RBI’S NEW NORMS FOR PRIVATE BANKS- HIGHLIGHTS
Highlights
- Under the new norms, RBI has accepted the suggestion to increase cap on stake of promoters in banks from 15 percent to 26 percent.
- However, it is still examining if industrial houses should be allowed to run banks in accordance with the recommendations of an internal working group (IWG).
- In all, RBI accepted 21 out of 33 recommendations of the IWG.
Internal Working Group (IWG)
- IWG is headed by the director of central board of the RBI, Prasanna Kumar Mohanty. This group was set up on June 12, 2021.
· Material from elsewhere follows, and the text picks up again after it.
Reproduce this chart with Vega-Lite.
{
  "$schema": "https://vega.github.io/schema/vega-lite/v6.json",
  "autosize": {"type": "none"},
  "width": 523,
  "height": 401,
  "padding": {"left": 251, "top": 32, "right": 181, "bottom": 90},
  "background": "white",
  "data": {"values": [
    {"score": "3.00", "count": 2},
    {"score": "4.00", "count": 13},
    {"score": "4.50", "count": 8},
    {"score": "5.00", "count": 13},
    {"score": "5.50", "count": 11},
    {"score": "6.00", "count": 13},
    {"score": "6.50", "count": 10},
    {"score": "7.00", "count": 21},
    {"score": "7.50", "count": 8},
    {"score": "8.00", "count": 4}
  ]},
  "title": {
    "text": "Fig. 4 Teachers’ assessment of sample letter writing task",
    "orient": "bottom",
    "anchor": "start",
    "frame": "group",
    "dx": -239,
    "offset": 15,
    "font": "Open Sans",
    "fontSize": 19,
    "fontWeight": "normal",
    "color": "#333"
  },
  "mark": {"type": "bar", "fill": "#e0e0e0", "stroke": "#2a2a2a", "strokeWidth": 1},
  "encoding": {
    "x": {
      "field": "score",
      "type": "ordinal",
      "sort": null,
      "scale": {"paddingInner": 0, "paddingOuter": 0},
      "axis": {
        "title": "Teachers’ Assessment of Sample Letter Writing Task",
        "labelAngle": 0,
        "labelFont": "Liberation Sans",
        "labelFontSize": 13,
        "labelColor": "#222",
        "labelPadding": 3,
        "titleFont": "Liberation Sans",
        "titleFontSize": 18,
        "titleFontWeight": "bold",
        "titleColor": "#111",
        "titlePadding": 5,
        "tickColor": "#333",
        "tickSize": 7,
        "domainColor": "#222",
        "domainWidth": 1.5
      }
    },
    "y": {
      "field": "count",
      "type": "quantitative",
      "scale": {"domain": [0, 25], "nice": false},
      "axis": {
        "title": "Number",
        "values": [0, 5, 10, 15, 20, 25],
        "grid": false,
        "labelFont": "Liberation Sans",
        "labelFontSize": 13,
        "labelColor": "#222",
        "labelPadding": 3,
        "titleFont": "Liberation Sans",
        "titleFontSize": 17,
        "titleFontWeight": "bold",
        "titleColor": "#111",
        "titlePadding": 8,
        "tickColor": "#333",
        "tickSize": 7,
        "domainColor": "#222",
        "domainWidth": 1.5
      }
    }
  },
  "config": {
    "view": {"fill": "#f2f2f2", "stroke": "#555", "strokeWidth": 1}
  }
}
- It suggested in its report, published on November 20, that large corporate or industrial houses should be allowed in banking following the amendments to the Banking Regulation Act.
- This recommendation created an uproar among former governors and deputy governors of RBI.
- RBI did not accept this suggestion.
RBI’s call on recommendations
- Central bank said that, non-promoter shareholding cap for an individual or non-financial institution should be 10 per cent as opposed to what suggested by IWG to keep it 15 per cent for all kinds of non-promoter shareholders.
- However, RBI allowed the financial institutions, public sector undertakings (PSUs), supranational institutions, or government to hold 15 per cent in private banks.
- As per RBI’s earlier rules, non-promoter shareholding could increase to 40 per cent for well diversified, regulated, and listed financial institutions, PSUs, supranational institutions, or government.
- RBI accepted the suggestions on a “reporting mechanism” to pledge shares by promoters.
- It rejected the recommendation to allow payments banks to convert themselves into small finance banks having three years’ experience.
- It accepted IWG’s recommendation that banks should have higher initial capital of at least Rs 1,000 crore.